* START SOURCE MATERIAL *
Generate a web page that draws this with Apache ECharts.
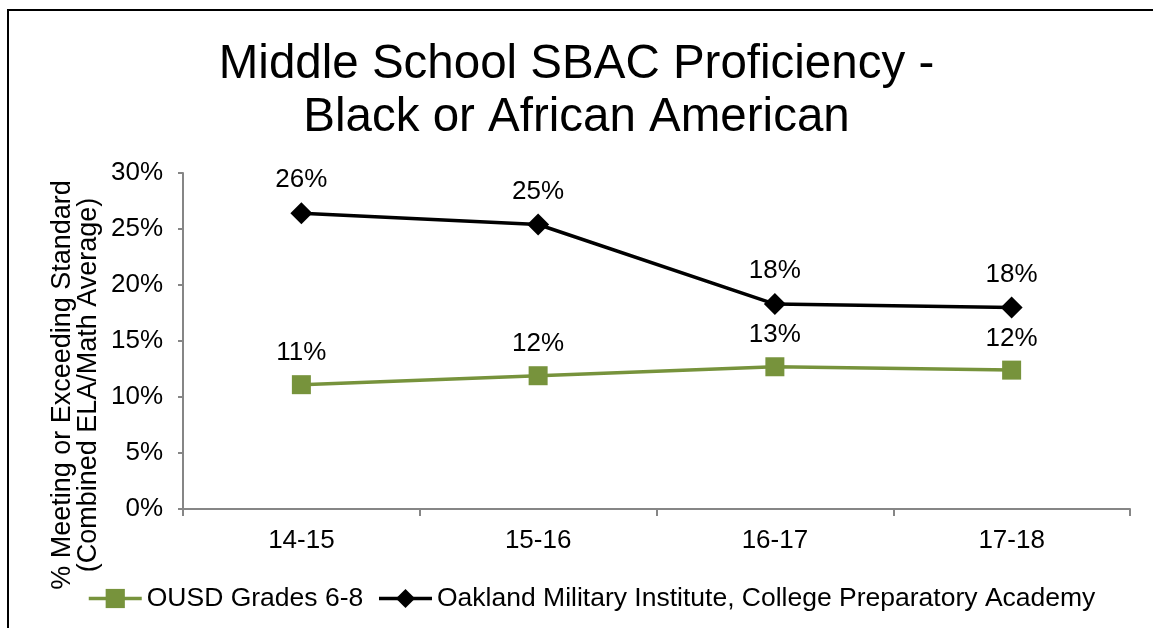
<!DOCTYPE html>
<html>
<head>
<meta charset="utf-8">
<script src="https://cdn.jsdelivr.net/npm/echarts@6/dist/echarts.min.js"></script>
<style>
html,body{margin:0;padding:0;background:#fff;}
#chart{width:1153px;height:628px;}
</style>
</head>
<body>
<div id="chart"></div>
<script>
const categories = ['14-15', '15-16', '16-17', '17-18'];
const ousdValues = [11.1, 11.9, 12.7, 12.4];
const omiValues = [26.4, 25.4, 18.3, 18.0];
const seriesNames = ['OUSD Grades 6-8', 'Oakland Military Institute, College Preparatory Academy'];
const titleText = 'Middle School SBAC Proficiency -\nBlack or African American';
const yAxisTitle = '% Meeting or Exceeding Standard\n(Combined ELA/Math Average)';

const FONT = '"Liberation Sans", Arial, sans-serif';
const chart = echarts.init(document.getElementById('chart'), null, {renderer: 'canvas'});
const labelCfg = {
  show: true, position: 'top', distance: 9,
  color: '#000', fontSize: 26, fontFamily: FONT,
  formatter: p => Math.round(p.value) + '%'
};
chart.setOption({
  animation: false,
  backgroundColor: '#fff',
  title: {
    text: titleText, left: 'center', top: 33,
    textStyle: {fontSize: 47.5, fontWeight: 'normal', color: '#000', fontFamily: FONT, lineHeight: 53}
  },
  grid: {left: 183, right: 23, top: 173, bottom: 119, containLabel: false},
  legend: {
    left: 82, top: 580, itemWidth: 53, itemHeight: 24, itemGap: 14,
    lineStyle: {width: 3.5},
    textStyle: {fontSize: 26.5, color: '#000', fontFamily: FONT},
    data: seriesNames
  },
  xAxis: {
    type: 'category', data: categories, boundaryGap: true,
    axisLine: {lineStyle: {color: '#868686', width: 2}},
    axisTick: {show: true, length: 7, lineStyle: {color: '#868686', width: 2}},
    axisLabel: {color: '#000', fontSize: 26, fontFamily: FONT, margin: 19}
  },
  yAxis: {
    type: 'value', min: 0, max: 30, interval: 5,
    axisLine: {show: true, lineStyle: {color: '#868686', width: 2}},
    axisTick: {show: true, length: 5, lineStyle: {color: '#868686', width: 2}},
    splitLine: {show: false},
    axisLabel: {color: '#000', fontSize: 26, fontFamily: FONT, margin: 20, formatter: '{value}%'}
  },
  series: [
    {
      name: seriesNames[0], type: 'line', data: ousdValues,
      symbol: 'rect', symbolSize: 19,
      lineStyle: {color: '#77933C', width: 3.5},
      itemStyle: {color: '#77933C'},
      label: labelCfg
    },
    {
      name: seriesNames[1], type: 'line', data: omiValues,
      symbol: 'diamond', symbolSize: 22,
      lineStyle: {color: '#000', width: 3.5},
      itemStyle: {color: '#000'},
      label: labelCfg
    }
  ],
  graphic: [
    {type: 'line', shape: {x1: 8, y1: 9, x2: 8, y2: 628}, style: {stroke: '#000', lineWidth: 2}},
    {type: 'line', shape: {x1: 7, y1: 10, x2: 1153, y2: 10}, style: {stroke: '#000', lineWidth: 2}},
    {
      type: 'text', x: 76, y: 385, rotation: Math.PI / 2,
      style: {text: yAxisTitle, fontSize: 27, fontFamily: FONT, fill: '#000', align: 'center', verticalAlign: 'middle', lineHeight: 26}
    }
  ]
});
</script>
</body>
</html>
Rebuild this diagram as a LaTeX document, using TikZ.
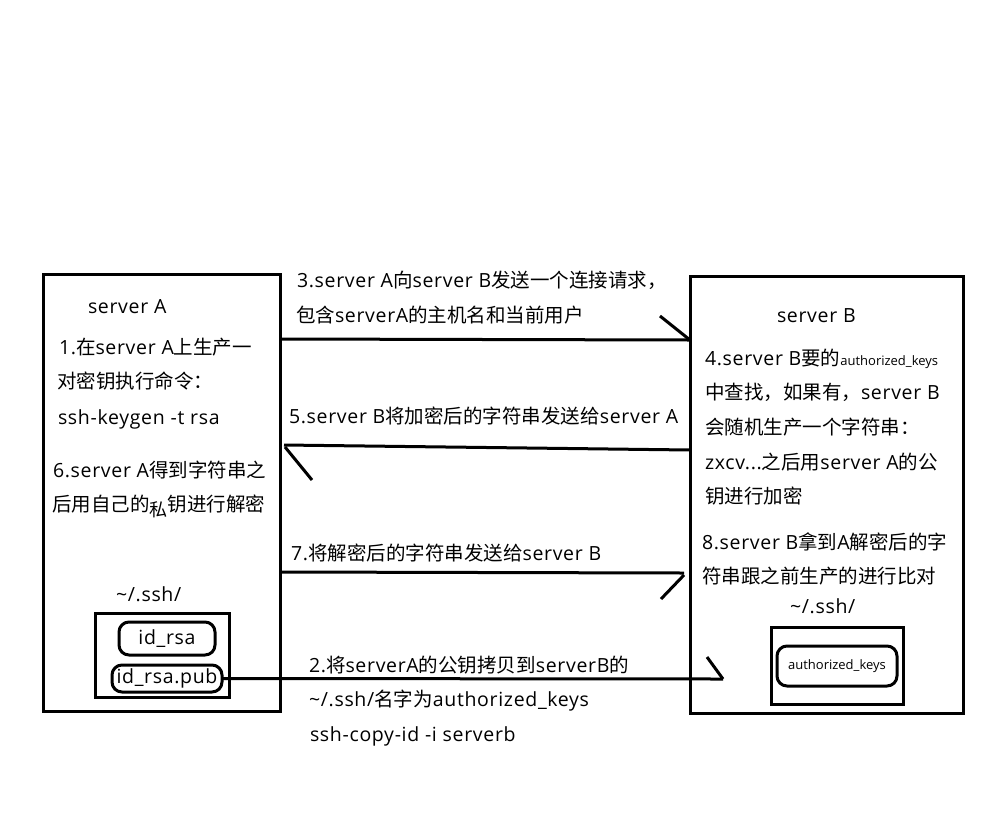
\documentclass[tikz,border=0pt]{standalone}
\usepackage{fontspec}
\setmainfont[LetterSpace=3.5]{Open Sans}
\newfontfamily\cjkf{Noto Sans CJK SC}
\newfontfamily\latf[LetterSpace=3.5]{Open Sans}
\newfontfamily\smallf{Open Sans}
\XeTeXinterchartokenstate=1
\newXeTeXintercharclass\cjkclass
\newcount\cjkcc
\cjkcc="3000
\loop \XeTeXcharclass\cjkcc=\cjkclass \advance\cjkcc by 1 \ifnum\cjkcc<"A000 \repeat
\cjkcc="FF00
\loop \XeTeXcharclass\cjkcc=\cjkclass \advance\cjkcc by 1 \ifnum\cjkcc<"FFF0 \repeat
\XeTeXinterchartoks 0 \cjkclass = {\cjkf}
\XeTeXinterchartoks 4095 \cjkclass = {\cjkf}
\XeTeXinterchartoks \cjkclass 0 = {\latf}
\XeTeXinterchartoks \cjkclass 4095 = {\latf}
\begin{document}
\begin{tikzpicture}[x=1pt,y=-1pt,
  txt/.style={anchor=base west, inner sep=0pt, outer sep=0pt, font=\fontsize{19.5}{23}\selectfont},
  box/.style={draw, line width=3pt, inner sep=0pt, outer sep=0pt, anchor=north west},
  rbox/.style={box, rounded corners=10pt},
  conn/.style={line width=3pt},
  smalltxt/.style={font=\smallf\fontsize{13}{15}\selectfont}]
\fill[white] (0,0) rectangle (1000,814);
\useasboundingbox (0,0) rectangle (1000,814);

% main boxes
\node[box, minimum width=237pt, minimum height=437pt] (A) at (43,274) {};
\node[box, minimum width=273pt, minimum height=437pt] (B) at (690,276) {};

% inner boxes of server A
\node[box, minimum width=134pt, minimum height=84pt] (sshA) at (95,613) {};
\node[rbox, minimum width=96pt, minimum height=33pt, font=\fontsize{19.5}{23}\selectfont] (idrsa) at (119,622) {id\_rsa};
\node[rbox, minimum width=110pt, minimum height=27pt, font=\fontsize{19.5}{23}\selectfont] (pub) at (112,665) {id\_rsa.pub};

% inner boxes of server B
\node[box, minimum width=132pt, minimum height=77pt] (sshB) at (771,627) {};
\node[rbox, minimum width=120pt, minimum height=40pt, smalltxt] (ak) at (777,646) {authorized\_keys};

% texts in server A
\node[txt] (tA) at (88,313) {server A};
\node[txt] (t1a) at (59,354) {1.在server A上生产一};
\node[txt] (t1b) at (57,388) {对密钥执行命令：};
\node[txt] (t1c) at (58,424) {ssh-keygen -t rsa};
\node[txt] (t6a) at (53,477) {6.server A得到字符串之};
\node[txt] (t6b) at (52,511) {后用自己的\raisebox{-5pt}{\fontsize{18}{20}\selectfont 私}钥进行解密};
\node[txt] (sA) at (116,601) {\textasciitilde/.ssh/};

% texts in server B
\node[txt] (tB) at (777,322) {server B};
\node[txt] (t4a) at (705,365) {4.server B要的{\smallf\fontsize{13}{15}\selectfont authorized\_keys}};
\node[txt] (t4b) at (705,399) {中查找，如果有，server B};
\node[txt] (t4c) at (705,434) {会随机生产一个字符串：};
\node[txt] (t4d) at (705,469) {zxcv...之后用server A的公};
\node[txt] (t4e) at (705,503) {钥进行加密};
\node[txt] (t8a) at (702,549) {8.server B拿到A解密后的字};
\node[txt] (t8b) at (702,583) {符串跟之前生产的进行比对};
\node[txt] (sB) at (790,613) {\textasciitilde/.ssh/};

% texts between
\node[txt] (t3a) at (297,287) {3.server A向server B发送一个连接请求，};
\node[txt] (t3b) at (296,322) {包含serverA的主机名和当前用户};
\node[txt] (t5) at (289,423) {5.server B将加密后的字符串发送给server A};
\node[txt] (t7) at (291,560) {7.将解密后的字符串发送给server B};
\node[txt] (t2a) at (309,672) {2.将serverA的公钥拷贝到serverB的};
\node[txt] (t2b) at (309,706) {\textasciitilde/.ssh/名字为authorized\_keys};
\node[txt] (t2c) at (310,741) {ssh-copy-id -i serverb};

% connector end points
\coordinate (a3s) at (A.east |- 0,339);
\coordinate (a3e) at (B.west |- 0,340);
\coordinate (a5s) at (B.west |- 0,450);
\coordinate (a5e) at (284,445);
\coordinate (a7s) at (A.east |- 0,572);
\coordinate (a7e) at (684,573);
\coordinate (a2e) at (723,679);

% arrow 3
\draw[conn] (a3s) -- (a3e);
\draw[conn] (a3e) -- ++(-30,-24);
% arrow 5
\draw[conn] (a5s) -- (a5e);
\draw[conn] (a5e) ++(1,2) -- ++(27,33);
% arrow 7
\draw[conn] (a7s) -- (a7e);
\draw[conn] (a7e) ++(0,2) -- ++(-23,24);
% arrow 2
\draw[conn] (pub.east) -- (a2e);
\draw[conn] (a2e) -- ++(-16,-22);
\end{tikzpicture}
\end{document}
* END SOURCE MATERIAL *
• _REQUEST_
The lines from the top of the data above through the one holding "const yAxisTitle = '%" are to be repeated exactly, and only those, with no pictures.

• _EXERCISE SOLUTION_
Generate a web page that draws this with Apache ECharts.
<!DOCTYPE html>
<html>
<head>
<meta charset="utf-8">
<script src="https://cdn.jsdelivr.net/npm/echarts@6/dist/echarts.min.js"></script>
<style>
html,body{margin:0;padding:0;background:#fff;}
#chart{width:1153px;height:628px;}
</style>
</head>
<body>
<div id="chart"></div>
<script>
const categories = ['14-15', '15-16', '16-17', '17-18'];
const ousdValues = [11.1, 11.9, 12.7, 12.4];
const omiValues = [26.4, 25.4, 18.3, 18.0];
const seriesNames = ['OUSD Grades 6-8', 'Oakland Military Institute, College Preparatory Academy'];
const titleText = 'Middle School SBAC Proficiency -\nBlack or African American';
const yAxisTitle = '% Meeting or Exceeding Standard\n(Combined ELA/Math Average)';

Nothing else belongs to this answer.